#### Working data

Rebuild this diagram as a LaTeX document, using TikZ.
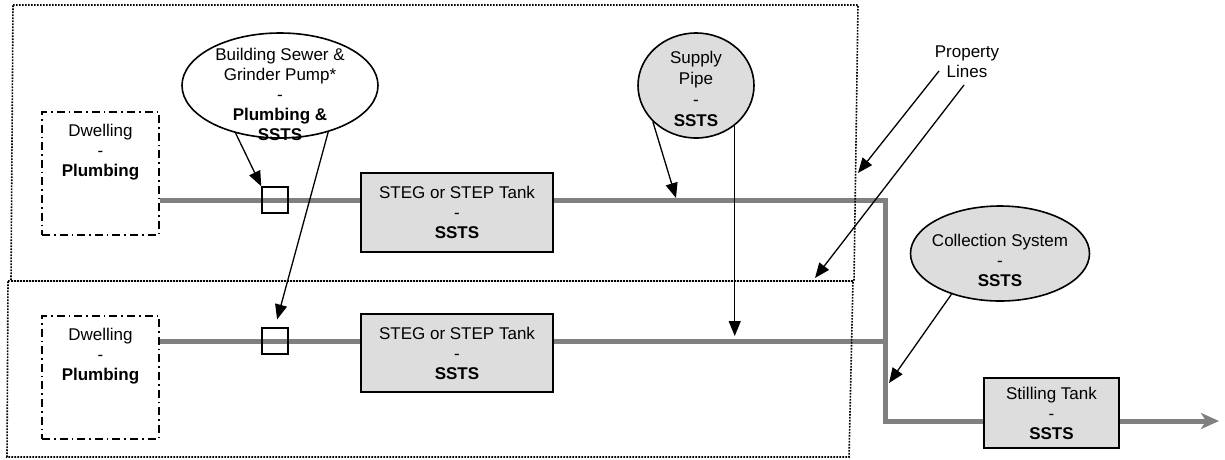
\documentclass[tikz,border=0pt]{standalone}
\usepackage{fontspec}
\setmainfont{Liberation Sans}
\usetikzlibrary{shapes.geometric,arrows.meta,calc,backgrounds}
\definecolor{pipegray}{HTML}{808080}
\definecolor{boxgray}{HTML}{DDDDDD}
\begin{document}
\begin{tikzpicture}[x=1pt,y=-1pt,
  every node/.style={font=\fontsize{17}{20}\selectfont, align=center, inner sep=0pt},
  propline/.style={line width=1.6pt, dash pattern=on 1.6pt off 1.4pt},
  dwellbox/.style={draw, line width=1.6pt, dash pattern=on 8pt off 4pt on 1.6pt off 4pt, minimum width=117pt, minimum height=123pt},
  tankbox/.style={draw, line width=1.6pt, fill=boxgray, rectangle},
  bubble/.style={draw, ellipse, line width=1.6pt},
  pipe/.style={draw=pipegray, line width=5pt},
  fitting/.style={draw, line width=1.6pt, minimum width=26pt, minimum height=26pt},
  callout/.style={draw, line width=1.3pt, -{Triangle[length=15pt,width=12pt]}},
]
\useasboundingbox (0,0) rectangle (1225,459);

% property lines
\draw[propline] (13,5) -- (858,5) -- (854,281) -- (11,281) -- cycle;
\draw[propline] (8,281) -- (853,281) -- (849,457) -- (7,457) -- cycle;

% dwellings
\node[dwellbox] (dw1) at (100.5,173.5) {};
\node (dw1t) at (100.5,152.5) {Dwelling\\-\\\textbf{Plumbing}};
\node[dwellbox] (dw2) at (100.5,377.5) {};
\node (dw2t) at (100.5,356.5) {Dwelling\\-\\\textbf{Plumbing}};

% tanks
\node[tankbox, minimum width=192pt, minimum height=79pt] (steg1) at (457,212.5) {STEG or STEP Tank\\-\\\textbf{SSTS}};
\node[tankbox, minimum width=192pt, minimum height=78pt] (steg2) at (457,353) {STEG or STEP Tank\\-\\\textbf{SSTS}};
\node[tankbox, minimum width=135pt, minimum height=70pt] (still) at (1051.5,413) {Stilling Tank\\-\\\textbf{SSTS}};

% fittings
\node[fitting] (sq1) at (275,200) {};
\node[fitting] (sq2) at (275,341) {};

% bubbles
\node[bubble, fill=white, minimum width=196pt, minimum height=105pt] (sewer) at (280,85.5) {};
\node (sewert) at (280,94) {Building Sewer \&\\Grinder Pump*\\-\\\textbf{Plumbing \&}\\\textbf{SSTS}};
\node[bubble, fill=boxgray, minimum width=116pt, minimum height=105pt] (supply) at (696,85.5) {};
\node[font=\fontsize{17}{21}\selectfont] (supplyt) at (696,89) {Supply\\Pipe\\-\\\textbf{SSTS}};
\node[bubble, fill=boxgray, minimum width=179pt, minimum height=95pt] (coll) at (1000,253.5) {};
\node (collt) at (1000,260.5) {Collection System\\-\\\textbf{SSTS}};
\node (prop) at (967,62) {Property\\Lines};

% coordinates
\coordinate (bend1) at (885,200);
\coordinate (bend2) at (885,421);
\coordinate (outlet) at (1219,421);
\coordinate (hit1) at (676,198);
\coordinate (hit2) at (733,336);
\coordinate (hit3) at (889,383);
\coordinate (pl1) at (858,173);
\coordinate (pl2) at (815,278);
\coordinate (pls1) at ($(prop.center)+(-28,9)$);
\coordinate (pls2) at ($(prop.center)+(-3,23)$);

% pipes
\begin{scope}[on background layer]
\draw[pipe] (dw1.east |- sq1.center) -- (steg1.west |- sq1.center);
\draw[pipe, line join=miter] (steg1.east |- sq1.center) -- (bend1) -- (bend2) -- (still.west |- bend2);
\draw[pipe] (dw2.east |- sq2.center) -- (steg2.west |- sq2.center);
\draw[pipe] (steg2.east |- sq2.center) -- (bend1 |- sq2.center);
\draw[pipe, -{Stealth[length=18pt,width=16pt,inset=5pt,fill=pipegray]}] (still.east |- bend2) -- (outlet);
\end{scope}

% callouts
\draw[callout] (sewer.227) -- (sq1.north west);
\draw[callout, shorten >=8pt] (sewer.316) -- (sq2.north);
\draw[callout] (supply.220) -- (hit1);
\draw[callout] (supply.314) -- (supply.314 |- hit2);
\draw[callout] (pls1) -- (pl1);
\draw[callout] (pls2) -- (pl2);
\draw[callout] (coll.220) -- (hit3);
\end{tikzpicture}
\end{document}
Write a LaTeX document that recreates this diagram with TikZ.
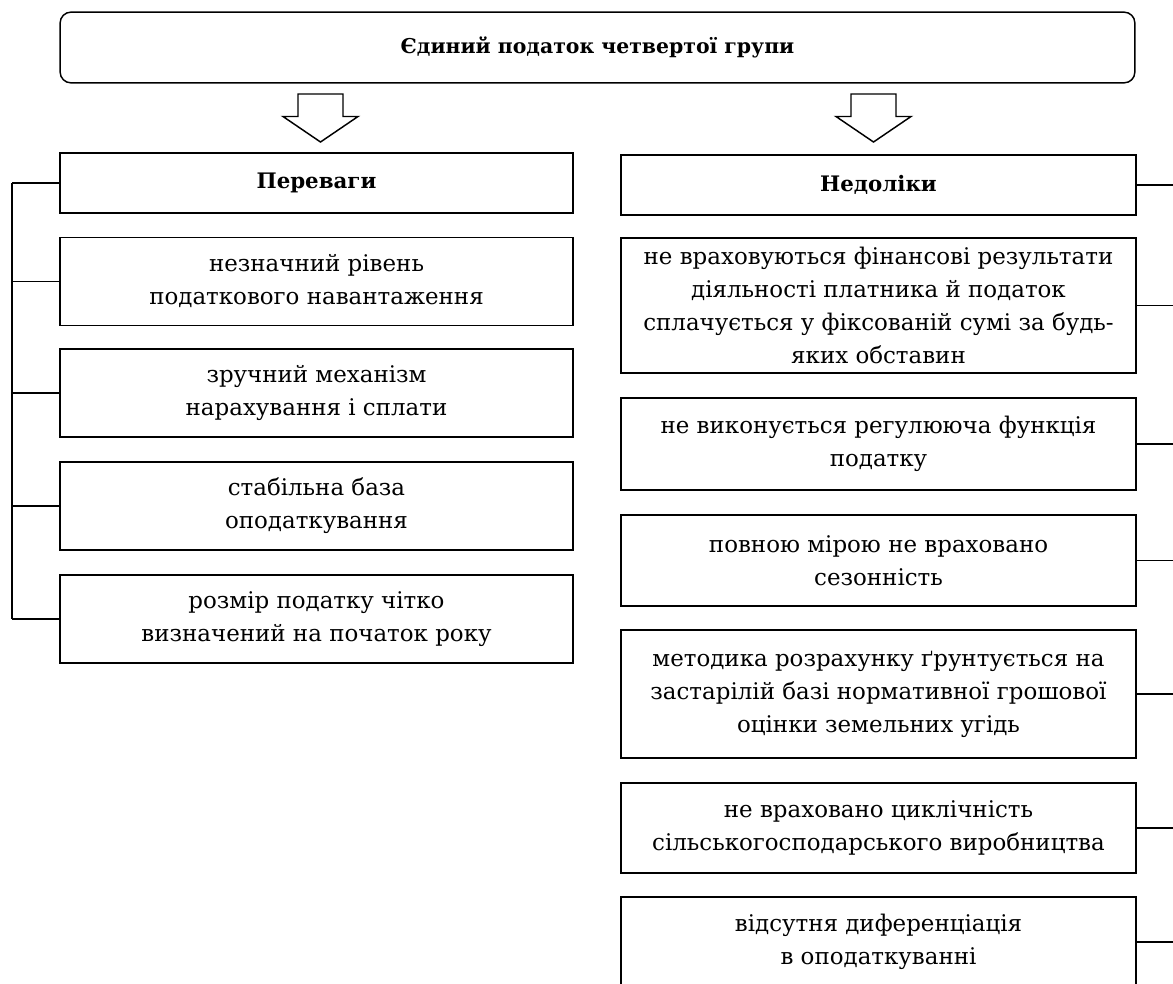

########

Pictures don't belong in the copy. Restate all the entries exactly.

[Task response]
Rebuild this diagram as a LaTeX document, using TikZ.
\documentclass[tikz,border=0pt]{standalone}
\usepackage{fontspec}
\setmainfont{Liberation Sans}
\usetikzlibrary{shapes.geometric,arrows.meta,calc,backgrounds}
\definecolor{pipegray}{HTML}{808080}
\definecolor{boxgray}{HTML}{DDDDDD}
\begin{document}
\begin{tikzpicture}[x=1pt,y=-1pt,
  every node/.style={font=\fontsize{17}{20}\selectfont, align=center, inner sep=0pt},
  propline/.style={line width=1.6pt, dash pattern=on 1.6pt off 1.4pt},
  dwellbox/.style={draw, line width=1.6pt, dash pattern=on 8pt off 4pt on 1.6pt off 4pt, minimum width=117pt, minimum height=123pt},
  tankbox/.style={draw, line width=1.6pt, fill=boxgray, rectangle},
  bubble/.style={draw, ellipse, line width=1.6pt},
  pipe/.style={draw=pipegray, line width=5pt},
  fitting/.style={draw, line width=1.6pt, minimum width=26pt, minimum height=26pt},
  callout/.style={draw, line width=1.3pt, -{Triangle[length=15pt,width=12pt]}},
]
\useasboundingbox (0,0) rectangle (1225,459);

% property lines
\draw[propline] (13,5) -- (858,5) -- (854,281) -- (11,281) -- cycle;
\draw[propline] (8,281) -- (853,281) -- (849,457) -- (7,457) -- cycle;

% dwellings
\node[dwellbox] (dw1) at (100.5,173.5) {};
\node (dw1t) at (100.5,152.5) {Dwelling\\-\\\textbf{Plumbing}};
\node[dwellbox] (dw2) at (100.5,377.5) {};
\node (dw2t) at (100.5,356.5) {Dwelling\\-\\\textbf{Plumbing}};

% tanks
\node[tankbox, minimum width=192pt, minimum height=79pt] (steg1) at (457,212.5) {STEG or STEP Tank\\-\\\textbf{SSTS}};
\node[tankbox, minimum width=192pt, minimum height=78pt] (steg2) at (457,353) {STEG or STEP Tank\\-\\\textbf{SSTS}};
\node[tankbox, minimum width=135pt, minimum height=70pt] (still) at (1051.5,413) {Stilling Tank\\-\\\textbf{SSTS}};

% fittings
\node[fitting] (sq1) at (275,200) {};
\node[fitting] (sq2) at (275,341) {};

% bubbles
\node[bubble, fill=white, minimum width=196pt, minimum height=105pt] (sewer) at (280,85.5) {};
\node (sewert) at (280,94) {Building Sewer \&\\Grinder Pump*\\-\\\textbf{Plumbing \&}\\\textbf{SSTS}};
\node[bubble, fill=boxgray, minimum width=116pt, minimum height=105pt] (supply) at (696,85.5) {};
\node[font=\fontsize{17}{21}\selectfont] (supplyt) at (696,89) {Supply\\Pipe\\-\\\textbf{SSTS}};
\node[bubble, fill=boxgray, minimum width=179pt, minimum height=95pt] (coll) at (1000,253.5) {};
\node (collt) at (1000,260.5) {Collection System\\-\\\textbf{SSTS}};
\node (prop) at (967,62) {Property\\Lines};

% coordinates
\coordinate (bend1) at (885,200);
\coordinate (bend2) at (885,421);
\coordinate (outlet) at (1219,421);
\coordinate (hit1) at (676,198);
\coordinate (hit2) at (733,336);
\coordinate (hit3) at (889,383);
\coordinate (pl1) at (858,173);
\coordinate (pl2) at (815,278);
\coordinate (pls1) at ($(prop.center)+(-28,9)$);
\coordinate (pls2) at ($(prop.center)+(-3,23)$);

% pipes
\begin{scope}[on background layer]
\draw[pipe] (dw1.east |- sq1.center) -- (steg1.west |- sq1.center);
\draw[pipe, line join=miter] (steg1.east |- sq1.center) -- (bend1) -- (bend2) -- (still.west |- bend2);
\draw[pipe] (dw2.east |- sq2.center) -- (steg2.west |- sq2.center);
\draw[pipe] (steg2.east |- sq2.center) -- (bend1 |- sq2.center);
\draw[pipe, -{Stealth[length=18pt,width=16pt,inset=5pt,fill=pipegray]}] (still.east |- bend2) -- (outlet);
\end{scope}

% callouts
\draw[callout] (sewer.227) -- (sq1.north west);
\draw[callout, shorten >=8pt] (sewer.316) -- (sq2.north);
\draw[callout] (supply.220) -- (hit1);
\draw[callout] (supply.314) -- (supply.314 |- hit2);
\draw[callout] (pls1) -- (pl1);
\draw[callout] (pls2) -- (pl2);
\draw[callout] (coll.220) -- (hit3);
\end{tikzpicture}
\end{document}
Write a LaTeX document that recreates this diagram with TikZ.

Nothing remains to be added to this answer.